私と同世代だと、着たい服はあるけれど“諦めモード”に入っている方もいるかもしれません。私は21歳の娘がアメリカに留学していることをいいことに、「これ借りちゃおうかな」と彼女の服を着ることもあります。そろそろ年相応にしなくてはいけないかしら、と思うときもありますけれど、「私はこれ!」と執着するのでなく、いろいろな顔を持っているほうが楽しいと思うんです。
私はこうしてテレビに出演する仕事をしていますから、頑張っている姿を通して同世代の皆さんを応援できたらいいな、と思っています。応援団の班長さん、みたいな存在になれたら、と。だから体型を維持するための地道な努力もしております(笑)。テレビに出る上での責任も感じていますし、何もしないで体型をキープするのはもう無理でして…(笑)
10代からモデルの仕事を始め、その流れで女優業にも挑戦したのですが、その後、海外でのレポートの仕事が増えて、再び演技をすることなど考えてもみませんでした。それでも演技の基礎がないことがコンプレックスだったので、アメリカで暮らしていた頃、アクターズスクールで演技を学び、ハリウッドスターにインタビューするときも「ハリウッドと日本ではスケールが違うかもしれないけれど、私だってこの人たちと同じことをしてきた」という思いを持って話を聞くと、相手が大スターでも委縮せずに出来たんです。
演技に対して中途半端なまま終わってしまった、という思いが心の中にずっとあったと思います。そんな気持ちに気づかないふりをして生きてきましたが、子育てが一段落して、いろいろな経験をして、いろいろな人と接して、いろいろな人生を見てきて、私の中に“引き出し”が出来ていたんです。自分の得たものを演技で表現できたらいいな、と思っていたところ、今回、「大山みどり」との出会いがありました。今は女優業を再開したばかりですから、さびているところもいっぱいありますし、そこは頑張って磨かなかれば、と思ってます(笑)。

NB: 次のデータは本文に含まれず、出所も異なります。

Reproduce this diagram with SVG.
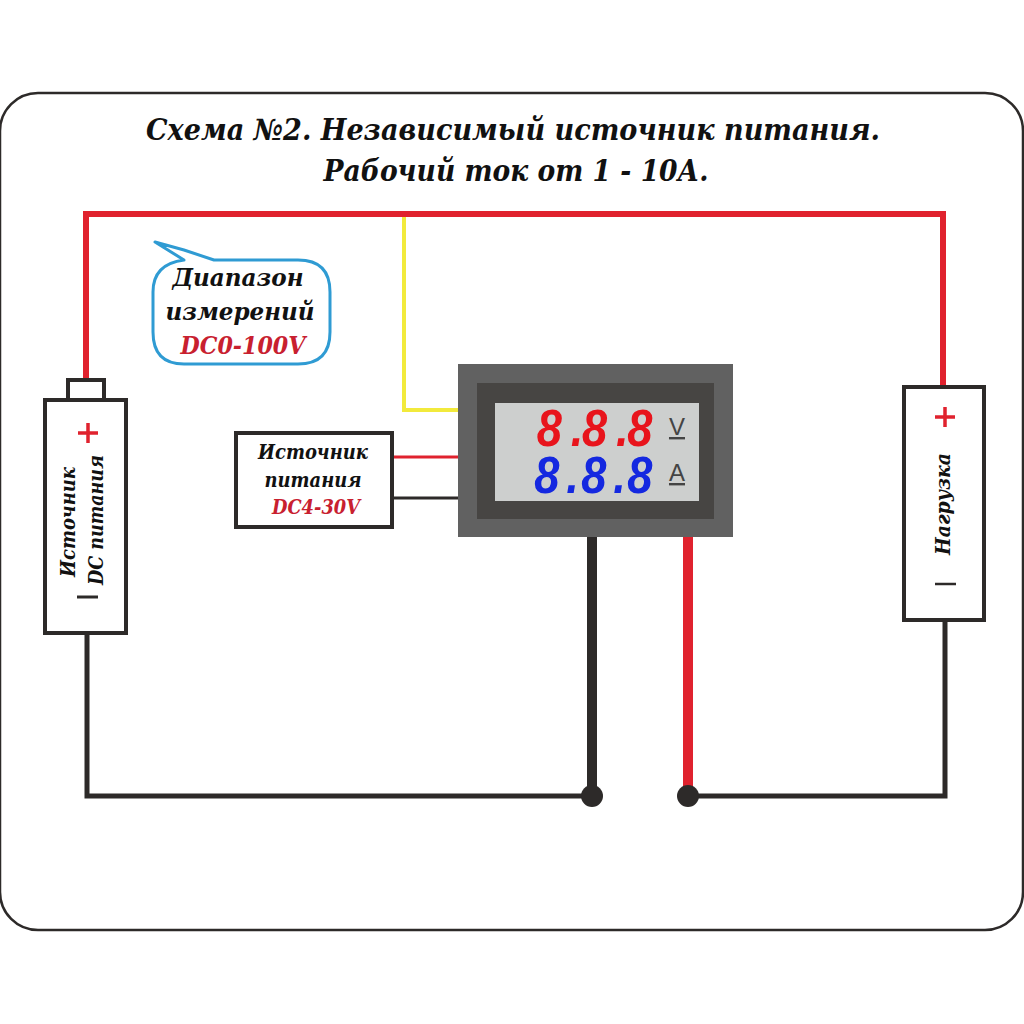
<svg xmlns="http://www.w3.org/2000/svg" width="1024" height="1024" viewBox="0 0 1024 1024">
<style>
.t{font-family:"DejaVu Serif","Liberation Serif",serif;font-weight:bold;font-style:italic;fill:#111;text-anchor:middle}
.r{fill:#c8202f}
.box{fill:#fff;stroke:#2d2a29}
.w{fill:none}
.red{stroke:#e0222e}
.blk{stroke:#2d2a29}
.seg{font-family:"Liberation Sans",sans-serif;font-weight:bold;font-style:italic;font-size:52px}
.lab{font-family:"Liberation Sans",sans-serif;font-size:24px;fill:#444;text-anchor:middle;text-decoration:underline}
</style>
<rect width="1024" height="1024" fill="#fff"/>
<rect id="frame" x="0" y="93" width="1023" height="837" rx="38" fill="#fff" stroke="#2d2a29" stroke-width="2.5"/>
<g id="title">
<text class="t" x="513" y="140" font-size="29" textLength="734" lengthAdjust="spacingAndGlyphs">Схема №2. Независимый источник питания.</text>
<text class="t" x="516" y="181" font-size="29" textLength="385" lengthAdjust="spacingAndGlyphs">Рабочий ток от 1 - 10А.</text>
</g>
<g id="connectors">
<path class="w" stroke="#f2ea3c" stroke-width="4" d="M404 216V410H460"/>
<path class="w red" stroke-width="6" d="M86 380V214H943V388"/>
<path class="w red" stroke-width="3" d="M391 457H460"/>
<path class="w blk" stroke-width="3" d="M391 498H460"/>
<path class="w blk" stroke-width="5" d="M87 632V796H592"/>
<path class="w blk" stroke-width="10" d="M592 536V796"/>
<path class="w red" stroke-width="10" d="M688 536V796"/>
<path class="w blk" stroke-width="5" d="M688 796H945V620"/>
<circle cx="592" cy="796" r="11" fill="#2d2a29"/>
<circle cx="688" cy="796" r="11" fill="#2d2a29"/>
</g>
<g id="callout">
<path d="M155 242L184 250L214 260H298Q330 260 330 292V332Q330 364 298 364H184Q153 364 153 332V292Q153 264 184 260Z" fill="#fff" stroke="#2f9bd3" stroke-width="3" stroke-linejoin="round"/>
<text class="t" x="238" y="286" font-size="24" textLength="131" lengthAdjust="spacingAndGlyphs">Диапазон</text>
<text class="t" x="240" y="320" font-size="24" textLength="149" lengthAdjust="spacingAndGlyphs">измерений</text>
<text class="t r" x="243" y="354" font-size="24" textLength="125" lengthAdjust="spacingAndGlyphs">DC0-100V</text>
</g>
<g id="source">
<rect class="box" x="68" y="380" width="36" height="20" stroke-width="4"/>
<rect class="box" x="45" y="400" width="81" height="233" stroke-width="4"/>
<path d="M78 433H98M88 423V443" stroke="#e0222e" stroke-width="3.5" fill="none"/>
<path d="M77 597H98" stroke="#2d2a29" stroke-width="3" fill="none"/>
<text class="t" font-size="20" textLength="110" lengthAdjust="spacingAndGlyphs" transform="translate(75 522) rotate(-90)">Источник</text>
<text class="t" font-size="20" textLength="130" lengthAdjust="spacingAndGlyphs" transform="translate(103 520) rotate(-90)">DC питания</text>
</g>
<g id="psu">
<rect class="box" x="236" y="433" width="156" height="94" stroke-width="4"/>
<text class="t" x="313" y="459" font-size="20" textLength="110" lengthAdjust="spacingAndGlyphs">Источник</text>
<text class="t" x="313" y="487" font-size="20" textLength="97" lengthAdjust="spacingAndGlyphs">питания</text>
<text class="t r" x="316" y="514" font-size="20" textLength="88" lengthAdjust="spacingAndGlyphs">DC4-30V</text>
</g>
<g id="meter">
<rect x="458" y="364" width="275" height="173" fill="#616161"/>
<rect x="477" y="383" width="237" height="136" fill="#474543"/>
<rect x="495" y="403" width="204" height="98" fill="#cdcfce"/>
<text class="seg" fill="#e8141c" transform="scale(.87 1)" x="617 656 669 708 721" y="446">8.8.8</text>
<text class="seg" fill="#1428e0" transform="scale(.87 1)" x="614 651 668 705 721" y="493">8.8.8</text>
<text class="lab" x="677" y="435">V</text>
<text class="lab" x="677" y="481">A</text>
</g>
<g id="load">
<rect class="box" x="904" y="387" width="80" height="233" stroke-width="4"/>
<path d="M935 417H955M945 407V427" stroke="#e0222e" stroke-width="3.5" fill="none"/>
<path d="M935 584H956" stroke="#2d2a29" stroke-width="2.5" fill="none"/>
<text class="t" font-size="20" textLength="102" lengthAdjust="spacingAndGlyphs" transform="translate(950 504) rotate(-90)">Нагрузка</text>
</g>
</svg>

この作品に主演している(白石)美帆ちゃんとは2年ほど前から親交があって、彼女は私の日本舞踊の教室のお弟子さんでもあります。まさか彼女の連ドラ初主演作で共演できるとは思ってもいませんでした。今回の共演は本当に偶然なんです。美帆ちゃんは台本をもらい、そこに私の名前を見つけたときとても驚いたそうで、「あまりにうれしくて思わず電話しちゃいました」と夜遅くに連絡をくれたんです。不思議なんですけど、この作品への出演が決まる前、ドラマで美帆ちゃんと共演する夢を見て、目が覚めたとき「何だ夢か」とがっかりしたんです。それが実現するなんて。こんなこともあるんですね。
この現場では若い共演者の方もたくさんいて、(草刈)麻有ちゃんを見ていると、演技を始めた頃の自分を思い出しますね。彼女が何か困っているときは、気持ちをほぐしてあげたくなっちゃうんです。美帆ちゃんをサポートしたい気持ちもあるし、若いスタッフさんたちも頑張っているから、私ができることは何でもしたくて。久々にドラマの現場に戻ると、若いときとは思うことや感じることが違うんですよ。そんな内面の変化にも、新鮮な気持ちで向き合っています。
人生、上を見たらきりがないし、下を見てもきりがありませんが、私は今日の自分より明日の自分を輝かせるために、女優業も他の仕事も、それにプライベートももっと頑張るつもりです。昨日できなかったことが今日できるようになったらうれしいものですよね。私と同じ世代、さらに上の世代の方は何かやりたいことがあっても年齢を理由にためらってしまうことがあると思います。「ちょっと時間ができたから」でいいんですよ。やりたいことがあればどんどん始めましょう。私は常にそのつもりでいますから(笑)。
「笑顔」です。怒ったり、悲しい顔をしたりしていると、そういう気持ちが寄ってきてしまうものだから、そうならないよう笑顔でいることを子供の頃から心掛けてきました。幸せはどれだけ人に分けても減らないし、自分がハッピーなときは、その気持ちを皆さんにお裾分けしたくて。もう一つ、年齢を重ねて浮かぶ言葉は「感謝」。この作品に出会えたこともそうですし、何事も当たり前だと思ってはいけないんですよね。